À la cour de Bourgogne, comme dans le reste de l’Europe, on passait aussi son temps à composer des poésies et des chansons d’amour courtois, thème renouvelé à la cour de France. Les poètes liés à la cour de Bourgogne ou qui en étaient proches, comme le Tournaisien Pierre de Hauteville, prince de la cour d’Amour (avant 1448). Dans le Livre de cœur d’amour épris de René d’Anjou (1457), avec le thème du cimetière des amants fidèles et des poètes amoureux. L’idée du cimetière a été reprise par Olivier de la Marche dans son Chevalier délibéré (1483). La chevalerie incarnée par Charles le Téméraire y trouvait sa sépulture. Cette œuvre fut reçue favorablement en Castille et fut le livre de chevet de Charles Quint. Dans les thèmes plus classiques de la poésie, le ton pour toutes les cours françaises était donné par Charles d’Orléans et sa cour de Blois, avec qui Philippe le Bon échangeait de correspondance poétique, avant la libération du premier par les Anglais. Le plus célèbre est celui sur le vers En la forêt de longue attente. Ce genre de littérature, parfois luxueusement illustrée, les romans fournissaient aussi les arguments des joutes dont la mise en scène était parfois expliquée par un livret.

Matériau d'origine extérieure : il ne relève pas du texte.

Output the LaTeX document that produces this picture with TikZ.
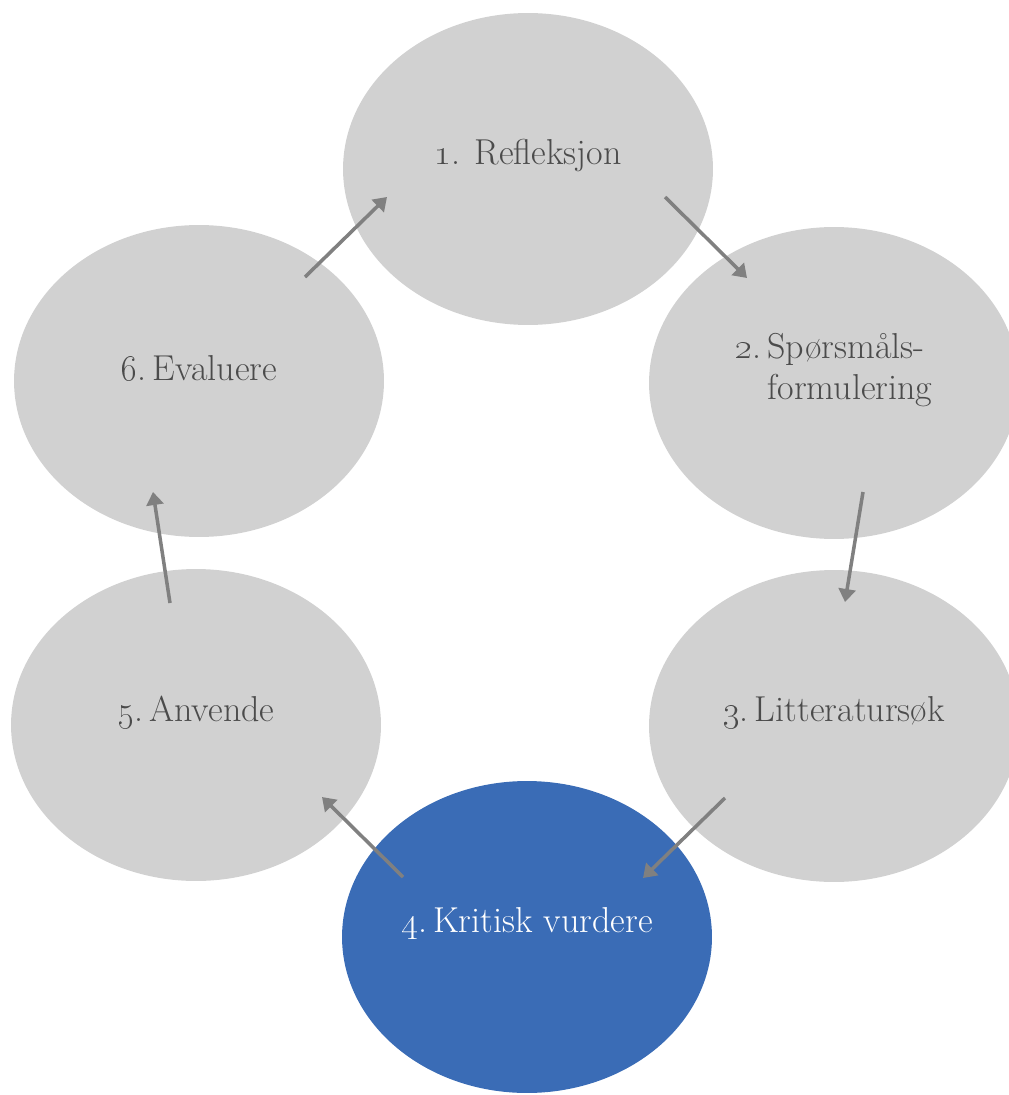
\documentclass[tikz,border=0pt]{standalone}
\usepackage{tikz}
\usetikzlibrary{shapes.geometric,arrows.meta}
\definecolor{stagegray}{RGB}{209,209,209}
\definecolor{stageblue}{RGB}{58,108,182}
\definecolor{textgray}{RGB}{75,75,75}
\definecolor{arrowgray}{RGB}{128,128,128}

\begin{document}
\begin{tikzpicture}[x=0.02cm, y=-0.02cm,
    stage/.style={ellipse, fill=stagegray, minimum width=7.4cm, minimum height=6.24cm, inner sep=0pt},
    lbl/.style={text=textgray, font=\fontsize{20.5}{23}\selectfont, align=left, yshift=0.26cm},
    flow/.style={draw=arrowgray, line width=2pt, -{Triangle[length=0.26cm,width=0.34cm]}}]
  \useasboundingbox (0,0) rectangle (1008,1095);
  % the gray stages of the cycle
  \foreach \n/\x/\y/\t in {1/528/169/{\oldstylenums{1}. Refleksjon},
                           2/834/383/{\oldstylenums{2}.\,Spørsmåls-\\\phantom{\oldstylenums{2}.\,}formulering},
                           3/834/726/{\oldstylenums{3}.\,Litteratursøk},
                           5/196/725/{\oldstylenums{5}.\,Anvende},
                           6/199/381/{\oldstylenums{6}.\,Evaluere}}{
    \node[stage, label={[lbl]center:\t}] (e\n) at (\x,\y) {};
  }
  % the current stage
  \node[stage, fill=stageblue, label={[lbl, text=white]center:\oldstylenums{4}.\,Kritisk vurdere}] (e4) at (527,937) {};

  % arrow ends
  \coordinate (t61) at (305,277); \coordinate (h61) at (387,197);
  \coordinate (t12) at (665,197); \coordinate (h12) at (747,278);
  \coordinate (t23) at (863,492); \coordinate (h23) at (845,602);
  \coordinate (t34) at (725,798); \coordinate (h34) at (643,878);
  \coordinate (t45) at (403,877); \coordinate (h45) at (322,797);
  \coordinate (t56) at (170,603); \coordinate (h56) at (153,492);
  \foreach \s in {61,12,23,34,45,56}{
    \draw[flow] (t\s) -- (h\s);
  }
\end{tikzpicture}
\end{document}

Philippe le Bon chargea David Aubert d’écrire l’histoire du héros carolingien Renaud de Montauban. L’ouvrage superbement illustré ne fut achevé qu’en 1468, un an après la mort du duc.
Charles d’Orléans, petit-fils de Charles V, neveu de Charles VI le fou, père de Louis XII, grand seigneur et poète, aux jours les plus tragiques de la guerre de Cent Ans. À douze ans, après l’assassinat de son père par le duc de Bourgogne Jean sans Peur, il devient le chef de l’une des grandes maisons féodales de France. Les lois de l’honneur imposent à ce jeune homme timide, plus séduit par les livres que par les armes, de venger ce crime impuni. Mais Charles est fait prisonnier à Azincourt, et enfermé à la Tour de Londres. Pendant les vingt-cinq années de sa captivité en Angleterre, cet Hamlet français, prince mélancolique saisi par une histoire trop cruelle pour lui, écrira des poèmes qui immortaliseront son nom.